We are no YC, but what PG is referring to as earnest would be in our language simply "good energy". The opposite of it would be "looks tired" i.e. for someone showing completer lack of interest in what they do. Another ones would be "fighter" (one who doesn't gives up on hard problems) and "pacifier" (one who stays calm and composed that's good for handling production incidents and help team through with difficult people).
To further muddy the waters, I think if the job descriptions came up with more details about the personality traits required for the job, that could help people have better job matches and satisfaction. I know it becomes too subjective if you overdo it but perhaps things like StrengthsFinder can help. On the other hand there's a risk of going too further on altogether a wrong path as it happened with Myers-Briggs.
TheDong|5 years ago
At our office, we have the more normal term of "easy to communicate" and "good culture fit" and so on.

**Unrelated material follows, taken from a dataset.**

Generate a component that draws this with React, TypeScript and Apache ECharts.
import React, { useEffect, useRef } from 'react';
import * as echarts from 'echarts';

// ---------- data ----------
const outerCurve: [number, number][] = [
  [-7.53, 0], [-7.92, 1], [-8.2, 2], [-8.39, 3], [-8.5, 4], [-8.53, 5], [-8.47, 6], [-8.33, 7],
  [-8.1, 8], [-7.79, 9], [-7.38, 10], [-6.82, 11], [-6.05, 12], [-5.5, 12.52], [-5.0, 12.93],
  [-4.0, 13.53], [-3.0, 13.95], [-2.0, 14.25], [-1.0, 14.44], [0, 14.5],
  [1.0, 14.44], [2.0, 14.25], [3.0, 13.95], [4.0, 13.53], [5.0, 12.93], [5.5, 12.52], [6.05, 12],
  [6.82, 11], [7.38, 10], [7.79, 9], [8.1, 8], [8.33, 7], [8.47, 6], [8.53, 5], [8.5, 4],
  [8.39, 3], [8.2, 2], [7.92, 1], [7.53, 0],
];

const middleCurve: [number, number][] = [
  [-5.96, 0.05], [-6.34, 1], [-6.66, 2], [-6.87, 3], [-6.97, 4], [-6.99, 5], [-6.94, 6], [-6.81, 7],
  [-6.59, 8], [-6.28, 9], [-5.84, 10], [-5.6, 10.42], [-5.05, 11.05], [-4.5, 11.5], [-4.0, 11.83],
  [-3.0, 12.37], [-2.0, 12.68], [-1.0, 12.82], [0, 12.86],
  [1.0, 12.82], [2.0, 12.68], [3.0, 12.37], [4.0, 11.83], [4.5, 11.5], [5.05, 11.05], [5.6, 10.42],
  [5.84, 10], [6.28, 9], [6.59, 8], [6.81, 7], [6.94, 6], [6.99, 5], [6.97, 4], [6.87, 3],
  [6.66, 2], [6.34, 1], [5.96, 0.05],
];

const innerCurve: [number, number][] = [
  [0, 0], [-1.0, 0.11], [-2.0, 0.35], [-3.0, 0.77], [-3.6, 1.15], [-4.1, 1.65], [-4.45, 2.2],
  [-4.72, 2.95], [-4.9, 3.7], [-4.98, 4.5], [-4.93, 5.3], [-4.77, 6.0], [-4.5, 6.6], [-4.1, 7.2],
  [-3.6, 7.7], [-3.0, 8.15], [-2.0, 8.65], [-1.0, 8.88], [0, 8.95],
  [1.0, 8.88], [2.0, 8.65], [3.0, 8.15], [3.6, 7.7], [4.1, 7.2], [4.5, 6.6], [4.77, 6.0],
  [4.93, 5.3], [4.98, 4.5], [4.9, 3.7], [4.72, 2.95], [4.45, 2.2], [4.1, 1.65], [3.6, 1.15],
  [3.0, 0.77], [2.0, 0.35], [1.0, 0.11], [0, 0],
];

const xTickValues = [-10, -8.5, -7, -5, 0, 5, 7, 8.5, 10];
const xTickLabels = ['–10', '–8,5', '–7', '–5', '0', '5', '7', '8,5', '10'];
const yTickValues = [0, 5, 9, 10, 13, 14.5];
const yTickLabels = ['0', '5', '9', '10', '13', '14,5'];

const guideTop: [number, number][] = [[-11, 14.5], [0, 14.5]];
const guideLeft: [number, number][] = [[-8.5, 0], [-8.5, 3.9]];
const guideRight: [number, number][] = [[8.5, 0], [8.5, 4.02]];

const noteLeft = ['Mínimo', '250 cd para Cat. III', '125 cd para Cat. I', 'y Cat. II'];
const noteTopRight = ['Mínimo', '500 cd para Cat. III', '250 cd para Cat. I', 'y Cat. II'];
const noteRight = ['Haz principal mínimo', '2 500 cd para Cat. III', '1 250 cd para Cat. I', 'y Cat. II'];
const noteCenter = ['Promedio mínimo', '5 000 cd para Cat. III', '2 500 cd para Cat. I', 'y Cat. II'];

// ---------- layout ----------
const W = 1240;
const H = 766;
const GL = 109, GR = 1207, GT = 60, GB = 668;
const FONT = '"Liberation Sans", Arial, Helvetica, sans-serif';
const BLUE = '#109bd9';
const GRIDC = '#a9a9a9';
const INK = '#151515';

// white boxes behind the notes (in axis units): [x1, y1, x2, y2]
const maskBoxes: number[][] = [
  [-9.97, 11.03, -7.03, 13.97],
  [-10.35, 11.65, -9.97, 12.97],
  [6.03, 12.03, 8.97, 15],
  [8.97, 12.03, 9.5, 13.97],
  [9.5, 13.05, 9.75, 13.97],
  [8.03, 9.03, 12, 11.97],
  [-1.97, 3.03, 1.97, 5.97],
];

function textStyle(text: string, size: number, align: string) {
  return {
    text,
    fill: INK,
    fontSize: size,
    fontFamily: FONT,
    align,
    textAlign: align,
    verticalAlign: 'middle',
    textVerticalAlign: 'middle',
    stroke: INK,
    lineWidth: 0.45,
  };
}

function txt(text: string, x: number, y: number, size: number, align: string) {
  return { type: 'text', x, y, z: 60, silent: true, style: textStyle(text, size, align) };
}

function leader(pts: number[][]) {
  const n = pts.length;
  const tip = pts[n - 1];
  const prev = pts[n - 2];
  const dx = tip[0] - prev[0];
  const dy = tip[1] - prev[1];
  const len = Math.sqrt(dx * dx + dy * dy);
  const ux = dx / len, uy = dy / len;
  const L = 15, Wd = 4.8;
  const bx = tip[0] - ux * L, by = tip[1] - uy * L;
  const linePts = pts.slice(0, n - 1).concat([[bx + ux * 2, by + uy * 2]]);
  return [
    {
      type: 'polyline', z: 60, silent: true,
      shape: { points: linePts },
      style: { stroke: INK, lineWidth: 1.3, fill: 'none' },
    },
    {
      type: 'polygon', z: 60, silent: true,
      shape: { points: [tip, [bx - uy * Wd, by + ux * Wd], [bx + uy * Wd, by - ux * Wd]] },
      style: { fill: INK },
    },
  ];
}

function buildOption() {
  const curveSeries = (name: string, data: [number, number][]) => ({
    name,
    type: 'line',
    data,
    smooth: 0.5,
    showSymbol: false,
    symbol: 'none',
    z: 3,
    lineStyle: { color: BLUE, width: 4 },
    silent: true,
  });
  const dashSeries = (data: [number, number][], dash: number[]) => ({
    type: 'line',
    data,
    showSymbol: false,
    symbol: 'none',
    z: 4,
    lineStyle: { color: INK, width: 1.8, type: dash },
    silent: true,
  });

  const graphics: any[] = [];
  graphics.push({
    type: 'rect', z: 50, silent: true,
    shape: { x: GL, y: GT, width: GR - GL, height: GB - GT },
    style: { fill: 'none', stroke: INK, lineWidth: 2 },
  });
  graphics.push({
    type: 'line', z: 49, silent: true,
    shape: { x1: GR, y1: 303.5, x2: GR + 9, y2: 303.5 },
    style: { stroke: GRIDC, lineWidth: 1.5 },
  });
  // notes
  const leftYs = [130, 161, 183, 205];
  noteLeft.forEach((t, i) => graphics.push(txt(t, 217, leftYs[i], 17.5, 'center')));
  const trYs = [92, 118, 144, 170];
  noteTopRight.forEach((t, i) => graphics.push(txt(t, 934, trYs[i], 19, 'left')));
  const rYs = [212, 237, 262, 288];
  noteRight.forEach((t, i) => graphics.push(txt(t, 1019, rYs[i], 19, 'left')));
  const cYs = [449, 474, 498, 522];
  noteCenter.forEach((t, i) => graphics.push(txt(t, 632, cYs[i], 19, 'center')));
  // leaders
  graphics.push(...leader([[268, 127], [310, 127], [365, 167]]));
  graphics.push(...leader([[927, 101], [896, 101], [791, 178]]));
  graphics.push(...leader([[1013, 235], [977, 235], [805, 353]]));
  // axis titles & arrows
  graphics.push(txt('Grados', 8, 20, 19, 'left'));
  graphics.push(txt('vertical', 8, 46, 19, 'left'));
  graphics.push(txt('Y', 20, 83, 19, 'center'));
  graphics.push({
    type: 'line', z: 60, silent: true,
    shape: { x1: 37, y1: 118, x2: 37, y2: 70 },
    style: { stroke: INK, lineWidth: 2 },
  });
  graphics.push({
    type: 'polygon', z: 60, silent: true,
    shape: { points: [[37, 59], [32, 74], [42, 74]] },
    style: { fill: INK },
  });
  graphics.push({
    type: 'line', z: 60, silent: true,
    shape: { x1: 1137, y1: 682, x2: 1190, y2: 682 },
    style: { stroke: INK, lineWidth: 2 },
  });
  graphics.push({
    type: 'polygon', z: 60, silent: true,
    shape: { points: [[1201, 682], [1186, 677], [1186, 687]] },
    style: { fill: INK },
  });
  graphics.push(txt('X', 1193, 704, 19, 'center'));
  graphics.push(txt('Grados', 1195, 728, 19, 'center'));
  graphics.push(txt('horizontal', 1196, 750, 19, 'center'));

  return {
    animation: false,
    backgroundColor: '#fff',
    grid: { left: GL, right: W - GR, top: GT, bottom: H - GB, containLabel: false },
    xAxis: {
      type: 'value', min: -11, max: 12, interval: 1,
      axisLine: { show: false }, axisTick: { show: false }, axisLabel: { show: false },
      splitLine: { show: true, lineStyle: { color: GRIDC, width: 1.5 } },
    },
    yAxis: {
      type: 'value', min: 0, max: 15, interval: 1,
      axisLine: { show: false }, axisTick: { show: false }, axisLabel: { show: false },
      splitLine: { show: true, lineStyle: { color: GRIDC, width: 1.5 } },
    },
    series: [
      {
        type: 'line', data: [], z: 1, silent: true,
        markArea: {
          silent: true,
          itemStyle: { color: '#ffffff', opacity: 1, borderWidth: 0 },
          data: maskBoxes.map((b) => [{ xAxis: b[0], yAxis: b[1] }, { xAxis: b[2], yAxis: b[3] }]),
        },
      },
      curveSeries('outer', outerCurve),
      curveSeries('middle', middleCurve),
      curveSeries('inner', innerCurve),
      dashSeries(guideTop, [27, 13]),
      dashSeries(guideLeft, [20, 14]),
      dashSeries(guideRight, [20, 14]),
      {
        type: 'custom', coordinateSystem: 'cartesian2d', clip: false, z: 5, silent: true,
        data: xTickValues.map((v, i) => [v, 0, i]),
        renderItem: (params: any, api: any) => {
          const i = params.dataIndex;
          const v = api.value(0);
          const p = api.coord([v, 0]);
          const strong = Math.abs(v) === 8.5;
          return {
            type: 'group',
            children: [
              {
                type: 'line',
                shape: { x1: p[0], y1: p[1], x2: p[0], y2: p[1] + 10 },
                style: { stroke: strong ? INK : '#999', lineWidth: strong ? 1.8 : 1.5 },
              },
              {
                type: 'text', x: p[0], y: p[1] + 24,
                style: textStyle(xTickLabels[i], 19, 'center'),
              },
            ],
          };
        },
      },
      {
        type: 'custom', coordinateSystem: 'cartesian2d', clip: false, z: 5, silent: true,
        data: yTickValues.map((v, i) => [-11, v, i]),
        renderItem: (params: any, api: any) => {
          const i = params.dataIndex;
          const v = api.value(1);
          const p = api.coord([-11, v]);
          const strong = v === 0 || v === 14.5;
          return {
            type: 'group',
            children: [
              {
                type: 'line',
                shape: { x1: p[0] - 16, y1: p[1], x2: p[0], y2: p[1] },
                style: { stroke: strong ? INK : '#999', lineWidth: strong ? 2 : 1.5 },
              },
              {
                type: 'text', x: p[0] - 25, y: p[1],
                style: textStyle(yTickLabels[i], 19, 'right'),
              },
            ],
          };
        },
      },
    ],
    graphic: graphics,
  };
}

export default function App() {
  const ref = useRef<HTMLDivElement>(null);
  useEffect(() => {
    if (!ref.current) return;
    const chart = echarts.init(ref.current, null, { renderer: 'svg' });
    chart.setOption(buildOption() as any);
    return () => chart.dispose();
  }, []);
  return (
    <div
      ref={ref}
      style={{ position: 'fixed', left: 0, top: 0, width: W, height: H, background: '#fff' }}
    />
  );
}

"Culture fit" seems like a slightly more convenient term for applying ingrained racist and sexist biases, but I guess saying any applicants who don't match your racial or socioeconomic background seem "tired" works well too!
I think "looks tired" is also even more convenient for ageism than the usual "that old person didn't seem like a good culture fit".

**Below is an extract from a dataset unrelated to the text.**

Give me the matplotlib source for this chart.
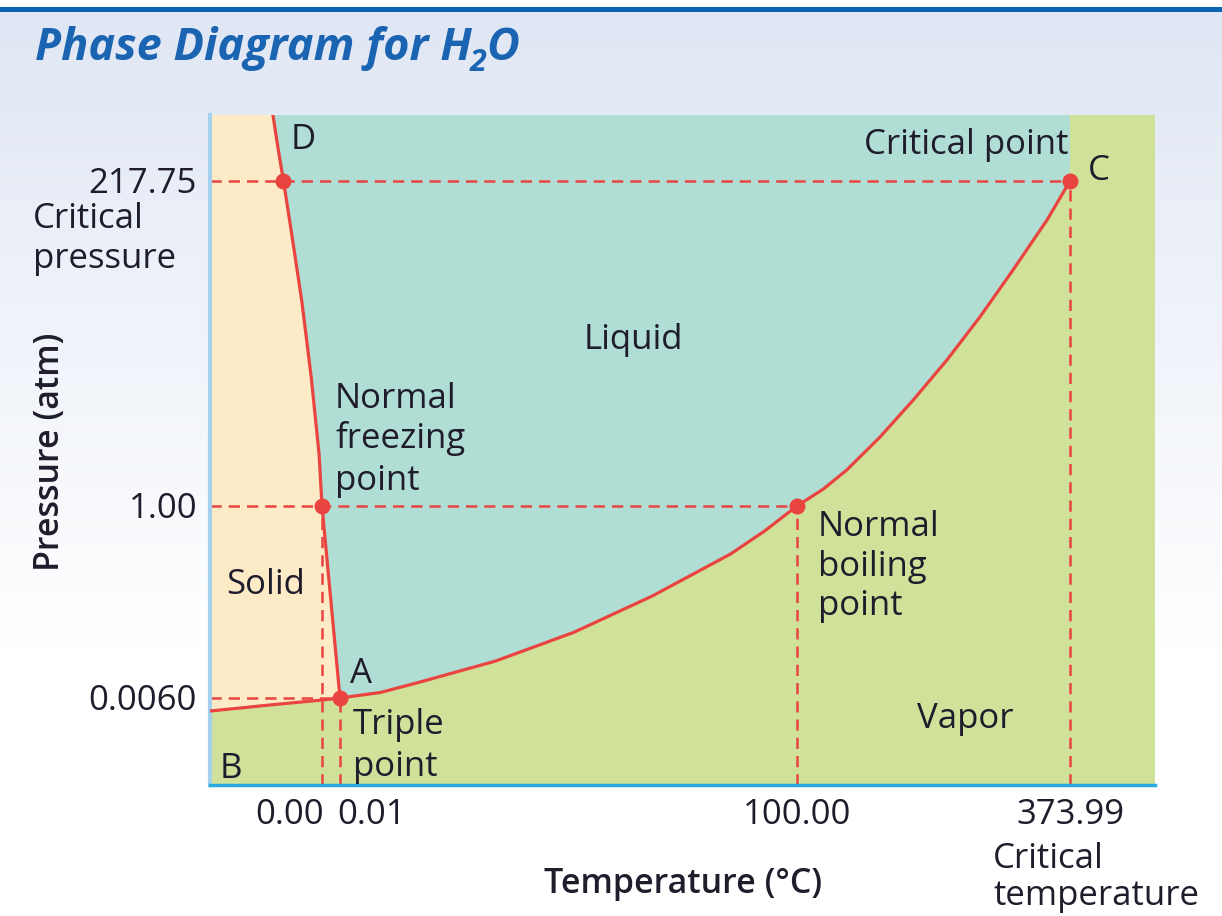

I know this is a really negative interpretation of what you're saying, but in my experience those sorts of things really are used to filter out people who aren't like you. People of different races, people who have young kids and are thus naturally tired, people who have lazy eyes, people with minor speech impediments. All of those people coincidentally have higher rates of being bad culture fits and looking tired.
I wonder if pg would think those people are earnest or not.
lambdatronics|5 years ago
See, this is why I don't think AI will catch on for making hiring decisions... not because it's going to be biased, but because it can be audited for bias & then corrected for it.